I never should have thought that.

Idiot.

Is Tina ever going to message me back?

Seriously, I have class in like thirty minutes, and I need to finish getting ready. I know she's online. The little green dot tells me that. And yeah, I guess I could wait for her on my phone, but keyboards are so much more convenient. To me anyway.

Tina is from California. I'd think she wouldn't be up at the central time crack of dawn—or seven a.m.—but she is. She's usually up before me. Messaging me. Asking me if I'm okay. If I slept well. Typical friendly Internet banter. A side note: I enjoy typical friendly Internet banter. It's relaxing. There are no expectations. There is no judging. And yeah… backspace city up in here.

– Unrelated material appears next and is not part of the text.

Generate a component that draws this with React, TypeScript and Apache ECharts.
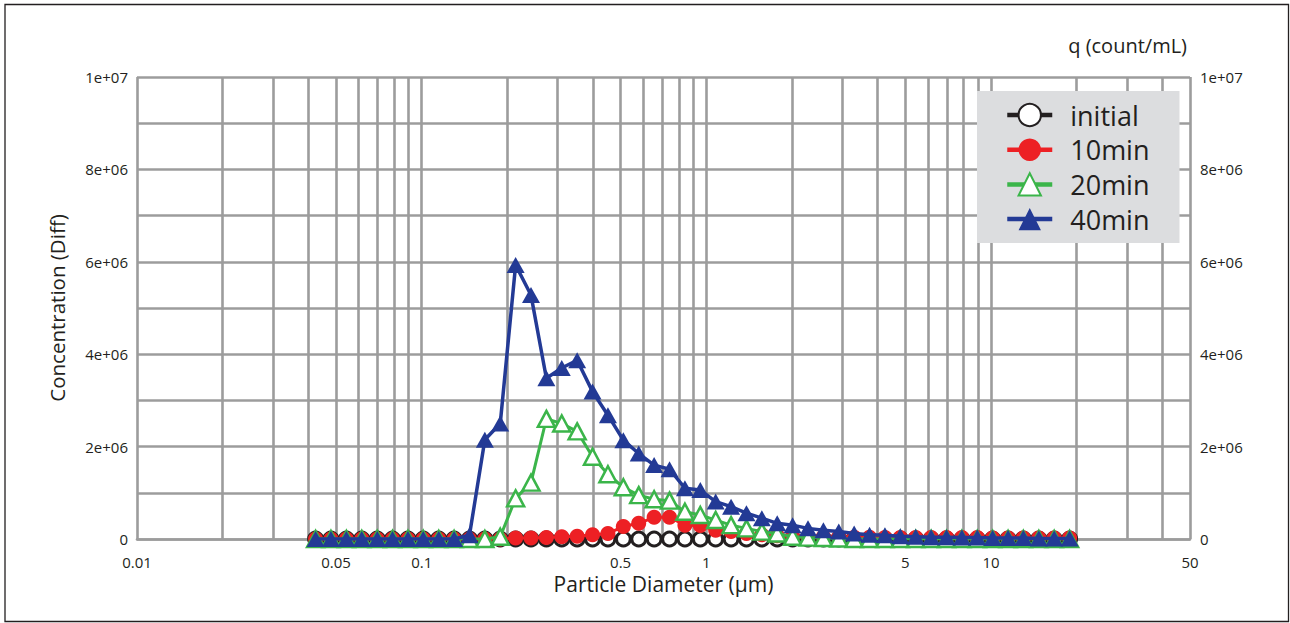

Tina, apparently, is one of those up and at 'em folks. I want to be like her someday. She's my happy buddy, which isn't as weird or creepy as it sounds. My therapist actually suggested it once. To keep away the demons, he'd said.

Dr. Sheldon took Hart very figuratively. I don't think he ever thought of him as a person or a thing. Just a crazy hallucination in a crazy girl's mind.

Maybe Dr. Sheldon is right?

My foot will not stop shaking as I scroll down my page, waiting for Tina to pop up. I know she has a life and kids and a family and she's never seen me, but still, I need to talk to her. Talking to her makes me feel less insane.

Talking to a person I've never met in a room, by myself, makes me feel
less
insane. Yep, I'm totally normal…

The world is weird.

The shaking of my foot causes the blanket, the one I always have draped over my legs when I'm sitting at my desk, to fall toward the floor. Thanks to my lightning quick reflexes, I grab it before it crashes to the floor and pull it back to its upright position.

I'm freezing.

Then again, I'm always freezing. Always. I can't ever remember a time when I felt warm. I totally blame Hart—even if he has nothing to do with it. The doctor, an actual medical doctor, said she thinks it's some kind of hormone imbalance. At eighteen?

I'm falling apart.

Because I needed something else to break me.

I don't care though. Not really. I can just keep a blanket on me and live in a world of denial where everybody is cold, and the hot or warm ones are mutants. It would be totally awesome if I were the normal person in the world and everybody else were the freaks. It would make my life.

Anyway…

@tinaM Mornin' Nothing much. Getting ready to head out. You? Everything okay? Did you sleep well last night?

Loaded question. I place my fingers on the keyboard to type out my usual: "I slept fine. I'm fine. Everything's fine. Peachy. Awesome. Couldn't be better." But I freeze. Those words mean nothing to me. They sound like someone who is moving through the motions but her heart isn't in it. And it's not. Not really. I feel deflated. I thought Hart was gone, but he's back. I thought I'd be able to have an awesome life in Crimson Ridge living on my own with Sam. I thought a lot of things. I thought wrong.

"I'm fine" is what humans say to each other if they are dying. Because we are polite and think our problems are nobody else's problems. They are hurting worse than us—or someone in the world always is—so we shouldn't complain. We shouldn't tell anybody what's bothering us. Not at all. Never. In the scheme of things, it isn't important. We aren't important.